Approach: Using a Hash Set (or Set) and Efficient Checks

The most efficient approach leverages a hash set (or set in languages like Python) to quickly check for duplicates and to determine if all numbers within the expected range are present.

1. Find Minimum and Maximum: First, find the minimum (mi) and maximum (mx) values in the input array nums.

2. Check for Duplicates and Range: A hash set (s) is used to store each element encountered while iterating through nums. If a duplicate is found (an element already exists in s), the array is not consecutive, and false is returned. Simultaneously, update mi and mx.

3. Consecutive Check: After iterating through the entire array, check if the number of unique elements (the size of the hash set s) is equal to the expected range size (mx - mi + 1). If it is, and this also equals the length of the input array (ensuring no missing elements), the array is consecutive, and true is returned. Otherwise, it's not consecutive, and false is returned.

Time and Space Complexity Analysis

• Time Complexity: O(n), where n is the length of the input array nums. This is because we iterate through the array once to find the minimum and maximum and to populate the hash set. Hash set lookups (checking for duplicates) are on average O(1).

• Space Complexity: O(n) in the worst case. This is because the hash set could potentially store all n elements of the input array if there are no duplicates and if the array is indeed consecutive.

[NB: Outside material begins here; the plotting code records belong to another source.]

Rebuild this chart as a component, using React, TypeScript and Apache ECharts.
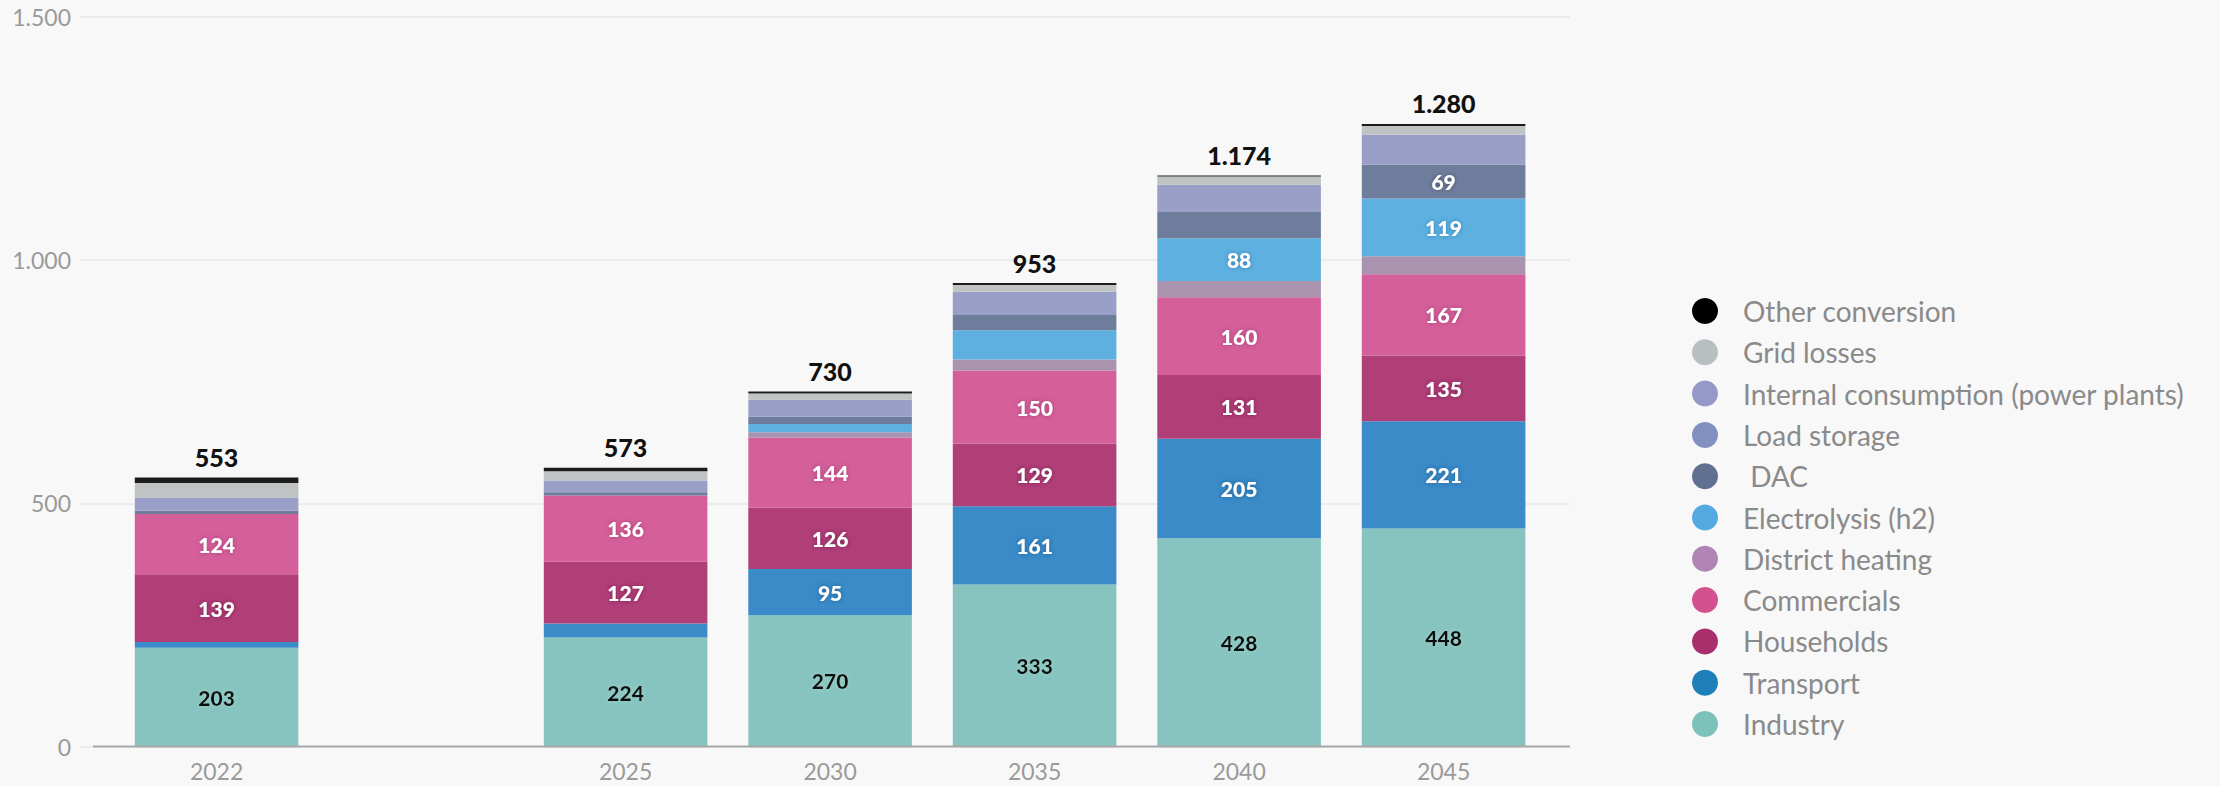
import React, { useEffect, useRef } from "react";
import * as echarts from "echarts";

const categories = ["2022", "", "2025", "2030", "2035", "2040", "2045"];

const industry = [203, null, 224, 270, 333, 428, 448];
const transport = [12, null, 29, 95, 161, 205, 221];
const households = [139, null, 127, 126, 129, 131, 135];
const commercials = [124, null, 136, 144, 150, 160, 167];
const districtHeating = [0, null, 0, 11, 23, 33, 37];
const electrolysis = [0, null, 0, 17, 60, 88, 119];
const dac = [7, null, 7, 15, 31, 54, 69];
const loadStorage = [0, null, 0, 0, 0, 0, 0];
const internalConsumption = [27, null, 24, 35, 48, 56, 62];
const gridLosses = [30, null, 19, 13, 14, 17, 18];
const otherConversion = [11, null, 7, 4, 4, 2, 4];
const totals = [553, null, 573, 730, 953, 1174, 1280];

const yTicks = [0, 500, 1000, 1500];

// stack order bottom -> top
const seriesDefs = [
  { name: "Industry", data: industry, bar: "#87c4bf", legend: "#7ec1ba", text: "#111111", glow: "#9fd3cd" },
  { name: "Transport", data: transport, bar: "#3a8bc8", legend: "#1f7fb8", text: "#ffffff", glow: "#1f5f95" },
  { name: "Households", data: households, bar: "#b03f78", legend: "#a82e6c", text: "#ffffff", glow: "#7a1f50" },
  { name: "Commercials", data: commercials, bar: "#d45f9a", legend: "#d45190", text: "#ffffff", glow: "#a83a72" },
  { name: "District heating", data: districtHeating, bar: "#a993ae", legend: "#b085b3", text: "#ffffff", glow: "#7a6080" },
  { name: "Electrolysis (h2)", data: electrolysis, bar: "#5eb0e0", legend: "#54aae0", text: "#ffffff", glow: "#2f80b5" },
  { name: " DAC", data: dac, bar: "#6e7d9c", legend: "#5f7090", text: "#ffffff", glow: "#44506a" },
  { name: "Load storage", data: loadStorage, bar: "#8b9ac5", legend: "#8190c0", text: "#ffffff", glow: "#5a6890" },
  { name: "Internal consumption (power plants)", data: internalConsumption, bar: "#9a9fc8", legend: "#9699c8", text: "#ffffff", glow: "#6a6f98" },
  { name: "Grid losses", data: gridLosses, bar: "#bfc3c4", legend: "#b9bec0", text: "#ffffff", glow: "#8a8e90" },
  { name: "Other conversion", data: otherConversion, bar: "#1c1c1c", legend: "#000000", text: "#ffffff", glow: "#000000" },
];

function fmtThousands(v: number): string {
  return String(v).replace(/\B(?=(\d{3})+(?!\d))/g, ".");
}

export default function App() {
  const ref = useRef<HTMLDivElement>(null);

  useEffect(() => {
    if (!ref.current) return;
    const chart = echarts.init(ref.current, null, { renderer: "svg" });

    const series: any[] = seriesDefs.map((s, idx) => {
      const isTop = idx === seriesDefs.length - 1;
      return {
        name: s.name,
        type: "bar",
        stack: "total",
        xAxisIndex: 1,
        yAxisIndex: 1,
        barWidth: "80%",
        data: s.data,
        itemStyle: { color: s.bar },
        emphasis: { disabled: true },
        label: isTop
          ? {
              show: true,
              position: "top",
              distance: 8,
              color: "#111111",
              fontFamily: "Lato",
              fontWeight: 900,
              fontSize: 25,
              formatter: (p: any) => {
                const t = totals[p.dataIndex];
                return t == null ? "" : fmtThousands(t);
              },
            }
          : {
              show: true,
              position: "inside",
              color: s.text,
              fontFamily: "Lato",
              fontWeight: 900,
              fontSize: 21,
              textShadowColor: s.glow,
              textShadowBlur: 4,
              formatter: (p: any) => (p.value != null && p.value >= 65 ? String(p.value) : ""),
            },
      };
    });

    const option: any = {
      animation: false,
      backgroundColor: "#f8f8f8",
      textStyle: { fontFamily: "Lato" },
      grid: [
        { left: 80, right: 650, top: 17, bottom: 39.5 },
        { left: 114.35, width: 1431.5, top: 17, bottom: 39.5 },
      ],
      xAxis: [
        { type: "value", gridIndex: 0, show: false, min: 0, max: 1 },
        {
          type: "category",
          gridIndex: 1,
          data: categories,
          axisLine: { show: false },
          axisTick: { show: false },
          axisLabel: { color: "#9a9a9a", fontSize: 23, margin: 13, fontFamily: "Lato" },
        },
      ],
      yAxis: [
        {
          type: "value",
          gridIndex: 0,
          min: 0,
          max: 1500,
          interval: 500,
          axisLine: { show: false },
          axisTick: { show: false },
          splitLine: { show: true, lineStyle: { color: "#e9e9e9", width: 1.5 } },
          axisLabel: {
            color: "#9a9a9a",
            fontSize: 23,
            margin: 9,
            fontFamily: "Lato",
            formatter: (v: number) => (yTicks.includes(v) ? fmtThousands(v) : ""),
          },
        },
        { type: "value", gridIndex: 1, min: 0, max: 1500, interval: 500, show: false },
      ],
      legend: {
        orient: "vertical",
        left: 1687,
        top: 292,
        icon: "circle",
        itemWidth: 26,
        itemHeight: 26,
        itemGap: 13.3,
        selectedMode: false,
        textStyle: { color: "#8a8a8a", fontSize: 28, lineHeight: 26, fontFamily: "Lato", padding: [0, 0, 0, 20] },
        data: seriesDefs
          .slice()
          .reverse()
          .map((s) => ({ name: s.name, itemStyle: { color: s.legend } })),
      },
      graphic: [
        {
          type: "line",
          shape: { x1: 93, y1: 746.5, x2: 1570, y2: 746.5 },
          style: { stroke: "#a8a8a8", lineWidth: 2 },
          z: 100,
        },
      ],
      series,
    };

    chart.setOption(option);
    return () => chart.dispose();
  }, []);

  return (
    <div
      ref={ref}
      style={{ position: "absolute", left: 0, top: 0, width: 2220, height: 786, background: "#f8f8f8" }}
    />
  );
}
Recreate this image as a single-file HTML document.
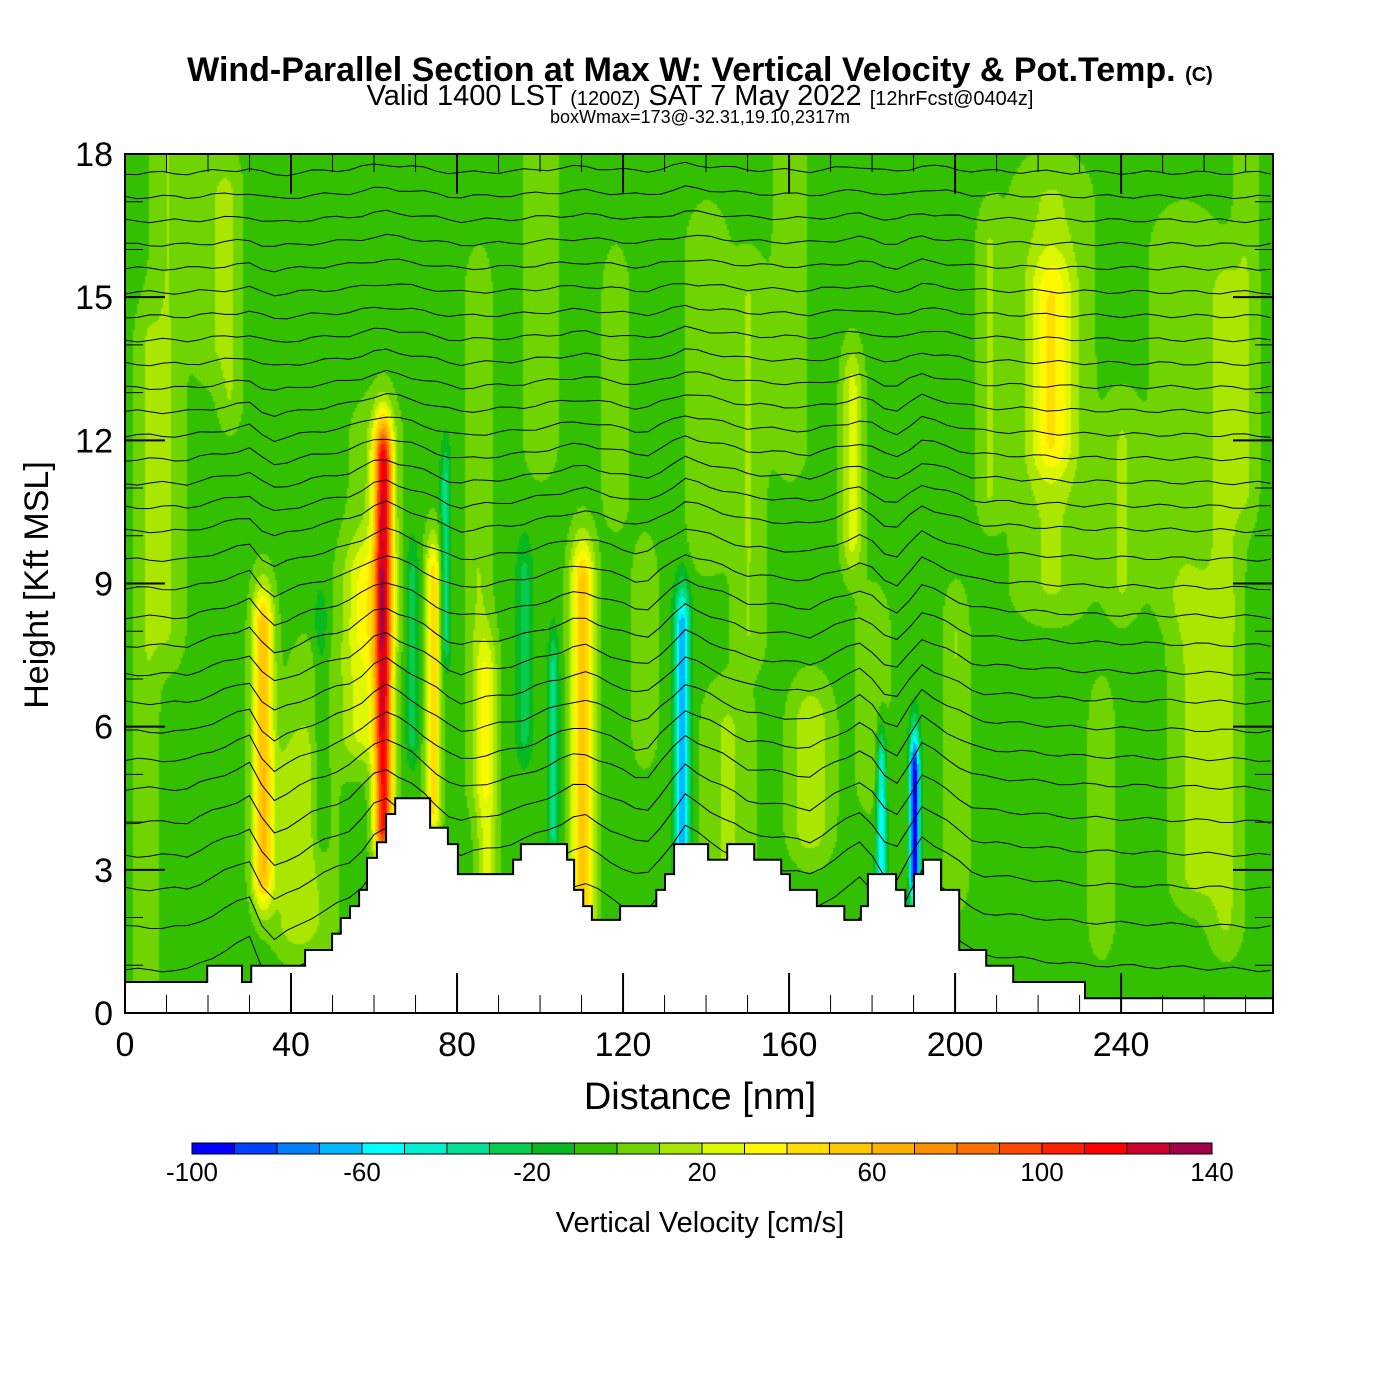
<!DOCTYPE html>
<html><head><meta charset="utf-8"><style>
body{margin:0;background:#fff;width:1400px;height:1400px;overflow:hidden;font-family:"Liberation Sans",sans-serif}
#wrap{position:relative;width:1400px;height:1400px}
canvas{position:absolute;left:125px;top:154px}
svg{position:absolute;left:0;top:0}
</style></head><body><div id="wrap">
<canvas id="cv" width="1148" height="859"></canvas>
<svg id="sv" width="1400" height="1400">
<text x="700" y="81" text-anchor="middle" font-size="34" font-weight="bold">Wind-Parallel Section at Max W: Vertical Velocity &amp; Pot.Temp. <tspan font-size="20">(C)</tspan></text>
<text x="700" y="105" text-anchor="middle" font-size="29">Valid 1400 LST <tspan font-size="20">(1200Z)</tspan> SAT 7 May 2022 <tspan font-size="20">[12hrFcst@0404z]</tspan></text>
<text x="700" y="123" text-anchor="middle" font-size="18">boxWmax=173@-32.31,19.10,2317m</text>
<text x="700" y="1109" text-anchor="middle" font-size="38">Distance [nm]</text>
<text transform="translate(48,585) rotate(-90)" text-anchor="middle" font-size="34">Height [Kft MSL]</text>
<text x="700" y="1232" text-anchor="middle" font-size="29">Vertical Velocity [cm/s]</text>
<g id="contours"></g>
<g id="terrain"></g>
<g id="axes"></g>
<g id="cbar"></g>
</svg></div>
<script>
// ---- data ----
const colors=["#0000ff","#0040ff","#0080ff","#00b8ff","#00ffff","#00f0d0","#00e090","#08cc50","#08b820","#33c000","#70d400","#aae600","#ddf800","#fff800","#ffdd00","#ffc800","#ffb000","#ff9000","#ff7000","#ff4800","#ff2000","#ff0000","#d0002c","#a00048"];
const cbarLabels=[-100,-60,-20,20,60,100,140];
const xTicks=[0,40,80,120,160,200,240];
const yTicks=[0,3,6,9,12,15,18];
const background=-4;
const plumeX=[33,62,74,110,57,87,175,223,223,258,165,40,145,134,190,182,103,77,69,10,25,85,118,150,200,208,240,265,47,125,96,235,5,45,60,140,180,255,270,100,20,160];
const plumeW=[2.5,2.2,1.8,2.8,5,2.5,2.5,5,9,6,5,5,6,1.8,1.2,1.2,1.3,1.2,1.5,4,3,3,3,4,3,3,4,4,2,3,2,3,3,6,6,5,4,8,3,4,4,4];
const plumeBot=[3,4,4.5,2.2,6,3,10,12,9,3,4,2,3,3.5,3,3,4,8,6,8,13,5,11,8,3,11,9,2,4,6,6,2,0,2,8,10,5,9,11,12,14,12];
const plumeTop=[8,11.5,9,9,9,7,13,15,17,8,6,5,6,8,5,5,7,11,9,18,17,15,15,15,8,16,12,15,8,9,9,6,14,7,12,16,8,16,18,18,18,18];
const plumePeak=[62,115,52,58,28,28,28,30,15,18,22,15,15,-65,-95,-55,-32,-30,-22,14,14,14,14,14,14,14,14,15,-15,13,-20,13,12,12,12,12,12,12,12,12,12,12];
const terrX=[0,19.8,28.2,30.4,43.4,49.9,52,54.2,56.4,58.3,60.7,62.9,65.1,73.5,77.8,80.2,93.5,95.4,106.5,108.2,110.4,112.5,119.3,128,130.1,132.3,140.5,145.1,151.6,158.1,160.2,166.7,173.3,177.3,179,185.8,188,190.1,192.3,196.6,201,207.5,214,231.3];
const terrH=[0.65,0.99,0.65,0.99,1.32,1.66,1.99,2.24,2.58,3.25,3.58,4.17,4.5,3.88,3.54,2.91,3.21,3.54,3.21,2.58,2.24,1.95,2.24,2.58,2.91,3.54,3.21,3.54,3.21,2.91,2.58,2.24,1.95,2.24,2.91,2.58,2.24,2.91,3.21,2.58,1.32,0.99,0.65,0.31];
const thetaBase=[0.9,1.8,2.6,3.3,4.0,4.7,5.3,5.9,6.5,7.1,7.7,8.3,8.9,9.5,10.1,10.6,11.1,11.6,12.1,12.6,13.1,13.6,14.1,14.6,15.1,15.6,16.1,16.6,17.1,17.6];
const pertX=[0,15,30,35,45,55,62,70,80,95,110,125,135,150,165,178,185,192,205,230,276];
const pertY=[0,0,0.6,-0.3,0.2,0.6,1.3,0.8,0,0.3,0.9,0.2,1.3,0.5,0.3,1.0,0,1.1,0.3,0.1,0];
// ---- scales ----
const X0=125,X1=1273,Y0=1013,Y1=154,XMAX=276.6,YMAX=18;
const sx=v=>X0+v/XMAX*(X1-X0), sy=v=>Y0-v/YMAX*(Y0-Y1);
const NS="http://www.w3.org/2000/svg";
function mk(t,a,p){const e=document.createElementNS(NS,t);for(const k in a)e.setAttribute(k,a[k]);p.appendChild(e);return e;}
// ---- heatmap ----
const ctx=document.getElementById('cv').getContext('2d');
const W=1148,H=859,S=2;
for(let py=0;py<H;py+=S){const h=(Y0-(154+py))/(Y0-Y1)*YMAX;
 for(let px=0;px<W;px+=S){const x=px/(W)*XMAX;let v=background;
  for(let i=0;i<plumeX.length;i++){const dx=(x-plumeX[i])/plumeW[i];if(Math.abs(dx)>3)continue;
   let fy=1;if(h<plumeBot[i])fy=Math.exp(-Math.pow((plumeBot[i]-h)/0.8,2));else if(h>plumeTop[i])fy=Math.exp(-Math.pow((h-plumeTop[i])/1.0,2));
   v+=plumePeak[i]*Math.exp(-dx*dx)*fy;}
  let b=Math.floor((v+100)/10);b=Math.max(0,Math.min(23,b));
  ctx.fillStyle=colors[b];ctx.fillRect(px,py,S,S);}}
// ---- contours ----
function pert(x){for(let i=0;i<pertX.length-1;i++){if(x>=pertX[i]&&x<=pertX[i+1]){const t=(x-pertX[i])/(pertX[i+1]-pertX[i]);return pertY[i]+t*(pertY[i+1]-pertY[i]);}}return 0;}
const cg=document.getElementById('contours');
thetaBase.forEach((b,j)=>{const amp=Math.max(0.15,1.2-b/14);let d="";
 for(let x=0;x<=XMAX;x+=3){const y=b+pert(x)*amp+0.04*Math.sin(x*0.5+j);d+=(x?"L":"M")+sx(x).toFixed(1)+","+sy(Math.min(18,y)).toFixed(1);}
 const p=mk('path',{d:d,fill:'none',stroke:'#000','stroke-width':1},cg);
 
 });
// ---- terrain ----
let td="M"+sx(0)+","+sy(0);
for(let i=0;i<terrX.length;i++){const xe=i<terrX.length-1?terrX[i+1]:XMAX;td+="L"+sx(terrX[i]).toFixed(1)+","+sy(terrH[i]).toFixed(1)+"L"+sx(xe).toFixed(1)+","+sy(terrH[i]).toFixed(1);}
td+="L"+sx(XMAX)+","+sy(0)+"Z";
const tp=mk('path',{d:td,fill:'#fff',stroke:'#000','stroke-width':2},document.getElementById('terrain'));


// ---- axes ----
const ag=document.getElementById('axes');
mk('rect',{x:X0,y:Y1,width:X1-X0,height:Y0-Y1,fill:'none',stroke:'#000','stroke-width':2},ag);
for(let v=0;v<=270;v+=10){const L=v%40===0?40:18,x=sx(v);
 mk('line',{x1:x,y1:Y0,x2:x,y2:Y0-L,stroke:'#000','stroke-width':v%40===0?2:1},ag);
 mk('line',{x1:x,y1:Y1,x2:x,y2:Y1+L,stroke:'#000','stroke-width':v%40===0?2:1},ag);}
for(let v=0;v<=18;v++){const L=v%3===0?40:18,y=sy(v);
 mk('line',{x1:X0,y1:y,x2:X0+L,y2:y,stroke:'#000','stroke-width':v%3===0?2:1},ag);
 mk('line',{x1:X1,y1:y,x2:X1-L,y2:y,stroke:'#000','stroke-width':v%3===0?2:1},ag);}
xTicks.forEach(v=>{const t=mk('text',{x:sx(v),y:1056,'text-anchor':'middle','font-size':34},ag);t.textContent=v;
 
 });
yTicks.forEach(v=>{const t=mk('text',{x:113,y:sy(v)+12,'text-anchor':'end','font-size':34},ag);t.textContent=v;
 
 });
// ---- colorbar ----
const cb=document.getElementById('cbar');const bw=(1212-192)/colors.length;
colors.forEach((c,i)=>{const r=mk('rect',{x:192+i*bw,y:1143,width:bw,height:11,fill:c,stroke:'#000','stroke-width':1},cb);
 
 });
cbarLabels.forEach(v=>{const t=mk('text',{x:192+(v+100)/10*bw,y:1181,'text-anchor':'middle','font-size':26},cb);t.textContent=v;
 
 });
</script></body></html>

Code Implementation in Multiple Languages

The solutions below implement the described approach in various programming languages. Note the slight variations in syntax and built-in functions for sets/hash sets across languages.

class Solution:
    def isConsecutive(self, nums: List[int]) -> bool:
        mi, mx = min(nums), max(nums)
        return len(set(nums)) == mx - mi + 1 == len(nums)
 

class Solution {
    public boolean isConsecutive(int[] nums) {
        int mi = nums[0], mx = nums[0];
        Set<Integer> s = new HashSet<>();
        for (int x : nums) {
            if (!s.add(x)) { //Efficient duplicate check using set.add()
                return false;
            }
            mi = Math.min(mi, x);
            mx = Math.max(mx, x);
        }
        return mx - mi + 1 == nums.length;
    }
}

class Solution {
public:
    bool isConsecutive(vector<int>& nums) {
        unordered_set<int> s;
        int mi = nums[0], mx = nums[0];
        for (int x : nums) {
            if (s.count(x)) { //Efficient duplicate check using unordered_set.count()
                return false;
            }
            s.insert(x);
            mi = min(mi, x);
            mx = max(mx, x);
        }
        return mx - mi + 1 == nums.size();
    }
};

func isConsecutive(nums []int) bool {
	s := map[int]bool{}
	mi, mx := nums[0], nums[0]
	for _, x := range nums {
		if s[x] {
			return false
		}
		s[x] = true
		if x < mi {
			mi = x
		}
		if x > mx {
			mx = x
		}
	}
	return mx-mi+1 == len(nums)
}
 

function isConsecutive(nums: number[]): boolean {
    let mi = nums[0], mx = nums[0];
    const s = new Set<number>();
    for (const x of nums) {
        if (s.has(x)) {
            return false;
        }
        s.add(x);
        mi = Math.min(mi, x);
        mx = Math.max(mx, x);
    }
    return mx - mi + 1 === nums.length;
}

/**
 * @param {number[]} nums
 * @return {boolean}
 */
var isConsecutive = function (nums) {
    let mi = nums[0], mx = nums[0];
    const s = new Set();
    for (const x of nums) {
        if (s.has(x)) {
            return false;
        }
        s.add(x);
        mi = Math.min(mi, x);
        mx = Math.max(mx, x);
    }
    return mx - mi + 1 === nums.length;
};

These code snippets all efficiently solve the problem with the same time and space complexity. The choice of language depends on your preference and the context of your application.